Mandating among other things that a certain proportion of all buildings be covered by brightly lit signs that stay on until 1 AM. Blinky signs can’t go dark for longer than three seconds. There are detailed rules for luminosity and the directions that the signs may point. And so forth.
[A] story like that of the Times Square zoning code is… paradigmatic… of how large-scale, in-your-face commerce typically works in these United States, and how it interacts with the corporate economy throughout the world. That’s why I have often referred to myself (following the example of Kevin Carson) a “free market anticapitalist” — because I believe in a really broad and radical version of property rights and market freedom in economic ownership and exchange, but (unlike, say, the Wall Street Journal) I think that the features conventionally associated with American capitalism — large-scale, top-down firms, the predominance of wage labor, corporate domination of economic and social life, the commercialization of social space etc. — are as often as not the products of state intervention, not of market dynamics. And, further, that a genuinely and consistently freed market would tend to undermine the prevalence and significance of these features in everyday life.
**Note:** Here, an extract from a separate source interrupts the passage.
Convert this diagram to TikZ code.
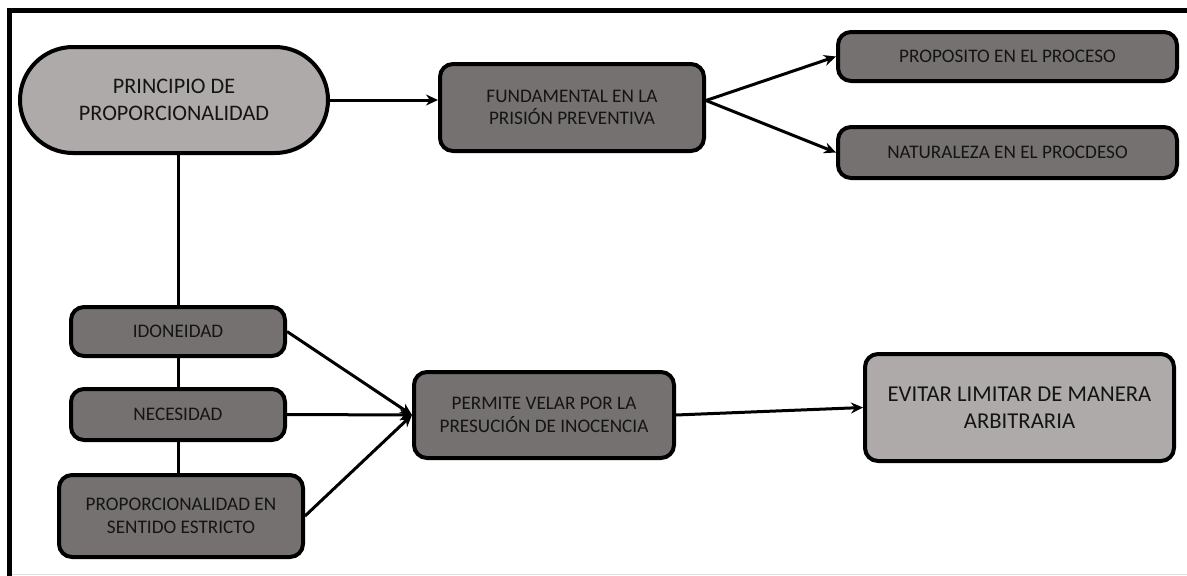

What would a freed market look like? The truth is that probably none of us know. It’s likely to be very weird and to require cultural adjustments that none of us can imagine. There are theoretical reasons to suspect it will be a whole better than what we have, but I’m well aware that not everyone finds these reasons convincing. The strongest arguments that actually do convince are those for incremental movement — this licensing scheme doesn’t do any good; that trade barrier should be abolished; this environmental problem can be solved by defining property rights just a little bit more clearly and strictly. And there is much to be learned along the way, for all of us.
A previous generation of libertarian thinkers seems to have picked up from their socialist counterparts a dangerous longing for utopia. Yet the implications of their own social thought should have made them anti-utopian pragmatists, well aware that none of us know enough to design a perfect society in the here and now. Baby steps. There are knowledge problems everywhere, even in the attempt to let markets solve knowledge problems.